I want to say that the smallest $$\sigma$$-algebra containing $$\mathcal{C}_0$$ discerns (or resolves) the building block-sets. It does not discern or resolve $$\{4\}$$ from $$\{5\}.$$

What are the accepted terms-of-art for discern/resolve and building-block?

A 5-element $$\Omega=E$$ induces a 32 element $$\sigma$$-algebra that contains $$\mathcal{C}_0$$, but it isn't the "smallest" $$\sigma$$-algebra. So when we say "smallest" $$\sigma$$-algebra, do we mean smallest cardinality of $$\Omega$$? This is consistent with the use of "smallest" that I've seen, but I haven't found "smallest" defined that way formally.

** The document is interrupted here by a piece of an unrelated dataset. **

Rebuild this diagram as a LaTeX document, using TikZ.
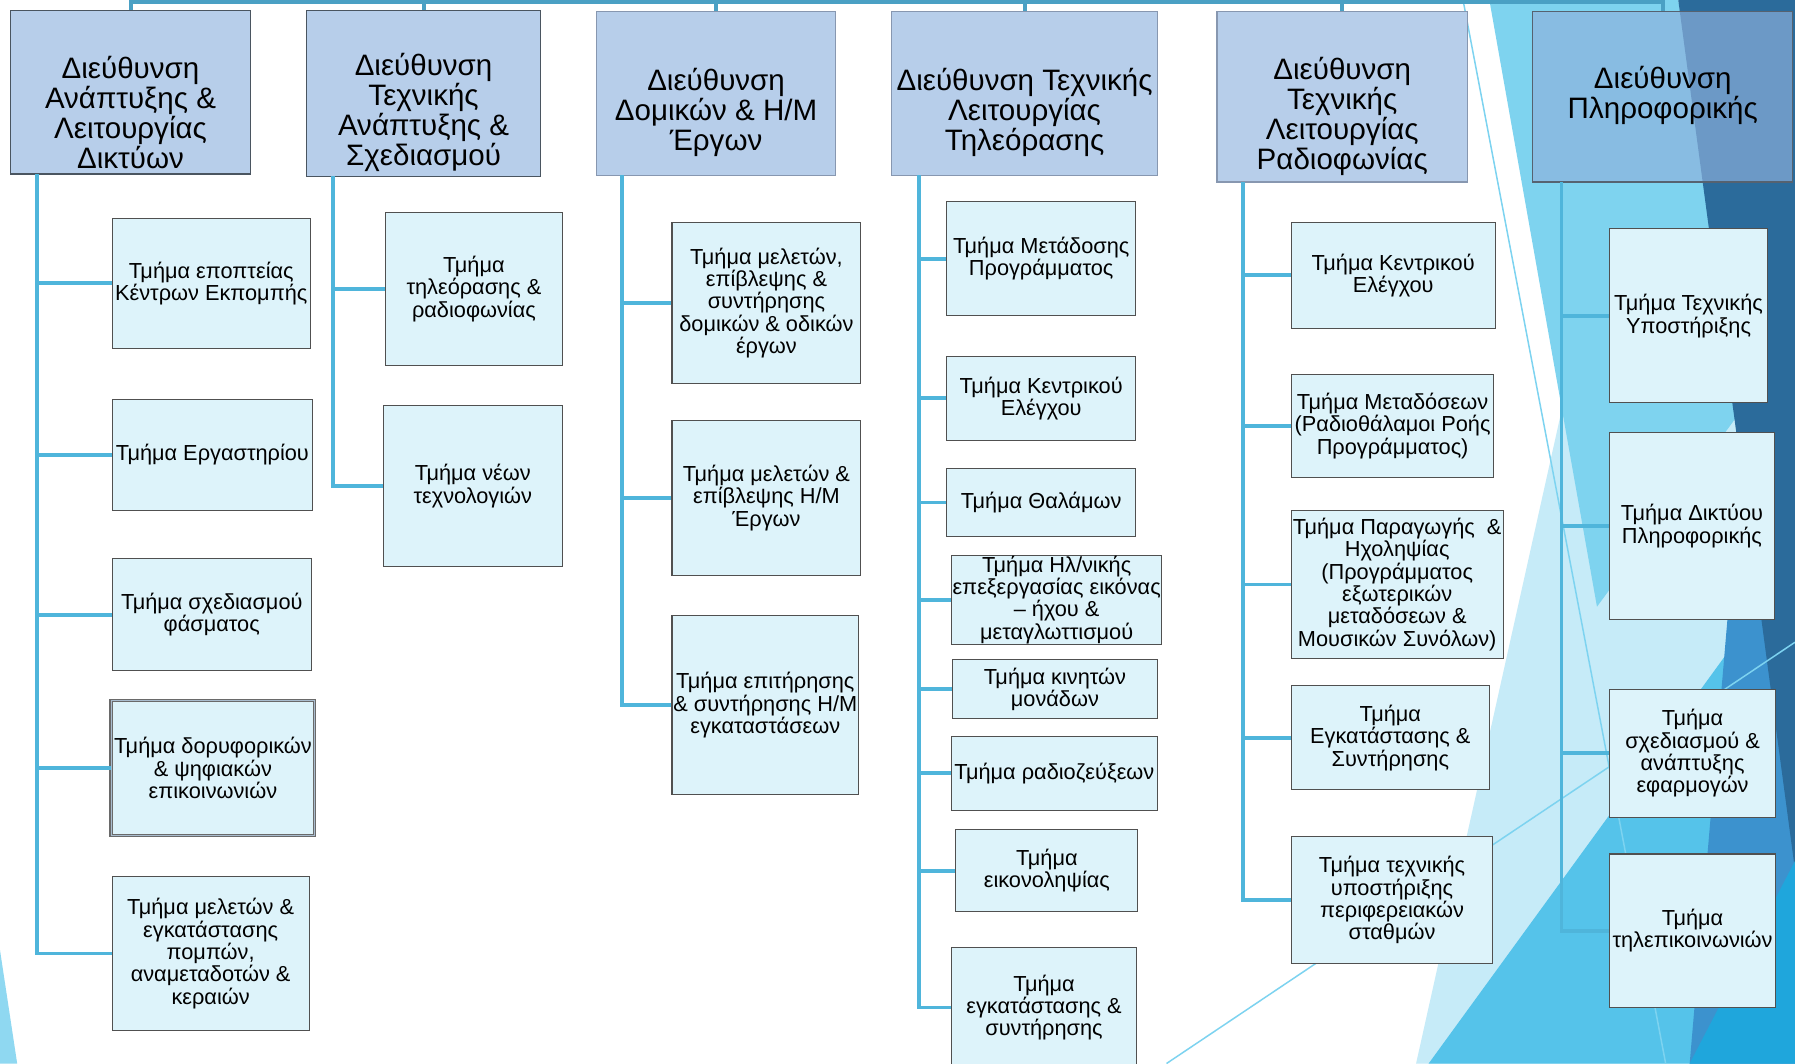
\documentclass[tikz,border=0pt]{standalone}
\usepackage{fontspec}
\setmainfont{Liberation Sans}
\definecolor{connblue}{HTML}{4FB5DB}
\definecolor{busblue}{HTML}{4AA0C4}
\definecolor{hfill}{HTML}{B7CEEA}
\definecolor{hfilldark}{HTML}{8DB1DC}
\definecolor{hborder}{HTML}{8797B0}
\definecolor{hborderdark}{HTML}{4A5560}
\definecolor{cfill}{HTML}{DDF3FA}
\definecolor{cborder}{HTML}{505050}
\definecolor{bgpale}{HTML}{C6EBF8}
\definecolor{bgcyan}{HTML}{7ED3EF}
\definecolor{bgmid}{HTML}{55C3EA}
\definecolor{bgmed}{HTML}{3C92CE}
\definecolor{bgdark}{HTML}{2B6B9B}
\definecolor{bgbright}{HTML}{1FA6DC}
\definecolor{bgline}{HTML}{7DD3F0}
\definecolor{bgleft}{HTML}{8FD8F1}
\begin{document}
\begin{tikzpicture}[x=1pt,y=-1pt,
  sz/.style 2 args={minimum width=#1pt, minimum height=#2pt},
  hbox/.style={draw=hborder, fill=hfill, line width=1.1pt, inner sep=0pt},
  htext/.style={font=\fontsize{25.8}{26.3}\selectfont, align=center, inner sep=0pt},
  cbox/.style={draw=cborder, fill=cfill, line width=0.9pt, align=center, inner sep=0pt,
    font=\fontsize{19}{19.5}\selectfont},
  connector/.style={draw=connblue, line width=3.3pt},
  busline/.style={draw=busblue, line width=3.5pt},
  thinline/.style={draw=bgline, line width=1.3pt}]
\useasboundingbox (0,0) rectangle (1568,929);
\clip (0,0) rectangle (1568,929);
\fill[white] (0,0) rectangle (1568,929);
% background facets
\fill[bgleft] (0,830) -- (15,929) -- (0,929) -- cycle;
\fill[bgpale] (1237,929) -- (1444,0) -- (1568,0) -- (1568,929) -- cycle;
\fill[bgcyan] (1301,0) -- (1466,0) -- (1520,360) -- (1395,530) -- cycle;
\fill[bgmid] (1248,929) -- (1568,489) -- (1568,929) -- cycle;
\fill[bgmed] (1515,470) -- (1568,420) -- (1568,929) -- (1476,929) -- cycle;
\fill[bgdark] (1466,0) -- (1568,0) -- (1568,760) -- cycle;
\fill[bgbright] (1476,929) -- (1568,752) -- (1568,929) -- cycle;
\coordinate (tl1a) at (1278,0);
\coordinate (tl1b) at (1455,929);
\coordinate (tl2a) at (1019,929);
\coordinate (tl2b) at (1568,561);
\draw[thinline] (tl1a) -- (tl1b);
\draw[thinline] (tl2a) -- (tl2b);

% header boxes
\node[hbox, draw=hborderdark, sz={210}{143}] (h1) at (114,80.5) {};
\node[hbox, draw=hborderdark, sz={204}{145}] (h2) at (370,81.5) {};
\node[hbox, sz={209}{143}] (h3) at (625.5,81.5) {};
\node[hbox, sz={232}{143}] (h4) at (895,81.5) {};
\node[hbox, sz={219}{149}] (h5) at (1172.5,84.5) {};
\node[hbox, draw=hborderdark!80!hborder, fill=hfilldark, fill opacity=0.67, sz={227}{149}] (h6) at (1452.5,84.5) {};
\node[htext] (h1t) at (114,98) {Διεύθυνση\\Ανάπτυξης \&\\Λειτουργίας\\Δικτύων};
\node[htext] (h2t) at (370,98.5) {Διεύθυνση\\Τεχνικής\\Ανάπτυξης \&\\Σχεδιασμού};
\node[htext] (h3t) at (625.5,98.5) {Διεύθυνση\\Δομικών \& Η/Μ\\Έργων};
\node[htext] (h4t) at (895,98.5) {Διεύθυνση Τεχνικής\\Λειτουργίας\\Τηλεόρασης};
\node[htext] (h5t) at (1172.5,101.5) {Διεύθυνση\\Τεχνικής\\Λειτουργίας\\Ραδιοφωνίας};
\node[htext] (h6t) at (1452.5,83.5) {Διεύθυνση\\Πληροφορικής};

% top bus
\coordinate (bus) at (0,2);
\draw[busline] (h1.north) -- (h1.north |- bus) -- (h6.north |- bus) -- (h6.north);
\draw[busline] (h2.north) -- (h2.north |- bus);
\draw[busline] (h3.north) -- (h3.north |- bus);
\draw[busline] (h4.north) -- (h4.north |- bus);
\draw[busline] (h5.north) -- (h5.north |- bus);

% column spines
\coordinate (v1) at (32,152);
\coordinate (v2) at (291,154);
\coordinate (v3) at (543,153);
\coordinate (v4) at (803,153);
\coordinate (v5) at (1086,159);
\coordinate (v6) at (1364,159);

% children column 1
\node[cbox, sz={173}{113}] (c1a) at (184.5,247.5) {Τμήμα εποπτείας\\Κέντρων Εκπομπής};
\node[cbox, sz={175}{97}] (c1b) at (185.5,397.5) {Τμήμα Εργαστηρίου};
\node[cbox, sz={174}{98}] (c1c) at (185,537) {Τμήμα σχεδιασμού\\φάσματος};
\node[cbox, sz={178}{118}, draw=cborder!85, line width=0.9pt, double=hborder!60!cfill, double distance=0.9pt] (c1d) at (186,671) {Τμήμα δορυφορικών\\\& ψηφιακών\\επικοινωνιών};
\node[cbox, sz={172}{134}] (c1e) at (184,833) {Τμήμα μελετών \&\\εγκατάστασης\\πομπών,\\αναμεταδοτών \&\\κεραιών};
% column 2
\node[cbox, sz={154}{133}] (c2a) at (414,252.5) {Τμήμα\\τηλεόρασης \&\\ραδιοφωνίας};
\node[cbox, sz={156}{141}] (c2b) at (413,424.5) {Τμήμα νέων\\τεχνολογιών};
% column 3
\node[cbox, sz={165}{141}] (c3a) at (669.5,264.5) {Τμήμα μελετών,\\επίβλεψης \&\\συντήρησης\\δομικών \& οδικών\\έργων};
\node[cbox, sz={165}{136}] (c3b) at (669.5,435) {Τμήμα μελετών \&\\επίβλεψης Η/Μ\\Έργων};
\node[cbox, sz={163}{156}] (c3c) at (668.5,616) {Τμήμα επιτήρησης\\\& συντήρησης Η/Μ\\εγκαταστάσεων};
% column 4
\node[cbox, sz={165}{100}] (c4a) at (909.5,226) {Τμήμα Μετάδοσης\\Προγράμματος};
\node[cbox, sz={165}{74}] (c4b) at (909.5,348) {Τμήμα Κεντρικού\\Ελέγχου};
\node[cbox, sz={165}{60}] (c4c) at (909.5,439) {Τμήμα Θαλάμων};
\node[cbox, sz={184}{78}] (c4d) at (923,524) {Τμήμα Ηλ/νικής\\επεξεργασίας εικόνας\\– ήχου \&\\μεταγλωττισμού};
\node[cbox, sz={179}{52}] (c4e) at (921.5,602) {Τμήμα κινητών\\μονάδων};
\node[cbox, sz={180}{65}] (c4f) at (921,675.5) {Τμήμα ραδιοζεύξεων};
\node[cbox, sz={159}{71}] (c4g) at (914.5,760.5) {Τμήμα\\εικονοληψίας};
\node[cbox, sz={162}{104}] (c4h) at (912,880) {Τμήμα\\εγκατάστασης \&\\συντήρησης};
% column 5
\node[cbox, sz={178}{93}] (c5a) at (1217,240.5) {Τμήμα Κεντρικού\\Ελέγχου};
\node[cbox, sz={177}{90}] (c5b) at (1216.5,372) {Τμήμα Μεταδόσεων\\(Ραδιοθάλαμοι Ροής\\Προγράμματος)};
\node[cbox, sz={185}{129}] (c5c) at (1220.5,510.5) {Τμήμα Παραγωγής\ \ \&\\Ηχοληψίας\\(Προγράμματος\\εξωτερικών\\μεταδόσεων \&\\Μουσικών Συνόλων)};
\node[cbox, sz={173}{91}] (c5d) at (1214.5,644.5) {Τμήμα\\Εγκατάστασης \&\\Συντήρησης};
\node[cbox, sz={176}{111}] (c5e) at (1216,786.5) {Τμήμα τεχνικής\\υποστήριξης\\περιφερειακών\\σταθμών};
% column 6
\node[cbox, sz={138}{152}] (c6a) at (1475,276) {Τμήμα Τεχνικής\\Υποστήριξης};
\node[cbox, sz={144}{163}] (c6b) at (1478,459.5) {Τμήμα Δικτύου\\Πληροφορικής};
\node[cbox, sz={145}{112}] (c6c) at (1478.5,658) {Τμήμα\\σχεδιασμού \&\\ανάπτυξης\\εφαρμογών};
\node[cbox, sz={145}{134}] (c6d) at (1478.5,813) {Τμήμα\\τηλεπικοινωνιών};

% connectors
\foreach \c in {c1a,c1b,c1c,c1d,c1e} \draw[connector] (v1) |- (\c.west);
\foreach \c in {c2a,c2b} \draw[connector] (v2) |- (\c.west);
\foreach \c in {c3a,c3b,c3c} \draw[connector] (v3) |- (\c.west);
\foreach \c in {c4a,c4b,c4c,c4d,c4e,c4f,c4g,c4h} \draw[connector] (v4) |- (\c.west);
\foreach \c in {c5a,c5b,c5c,c5d,c5e} \draw[connector] (v5) |- (\c.west);
\foreach \c in {c6a,c6b,c6c,c6d} \draw[connector] (v6) |- (\c.west);
\end{tikzpicture}
\end{document}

• I should also ask: is it acceptable to call a finite set problem a $\sigma$-algebra when it is really just an algebra, without a countability question at hand? Jan 12, 2023 at 14:24

An unambiguous answer to the question What does 'smallest' mean? is given by Cinlar in Probability and Stochastics: 'smallest' means the intersection of all $$\sigma$$-algebras that include the sets in $$\mathcal{C}_0$$.

Otherwise, as there has been no other comment, I'll assume that both "discerns" and "resolves" are proper mathematical words to describe how the above $$\sigma$$-algebra is able to tell that {1} and {4, 5} are independently resolved elements in the $$\sigma$$-algebra, but neither {4} nor {5} is discerned by the $$\sigma$$-algebra.

Lastly, I'll assume that the community has expanded the term $$\sigma$$-algebra to include finite-set algebras.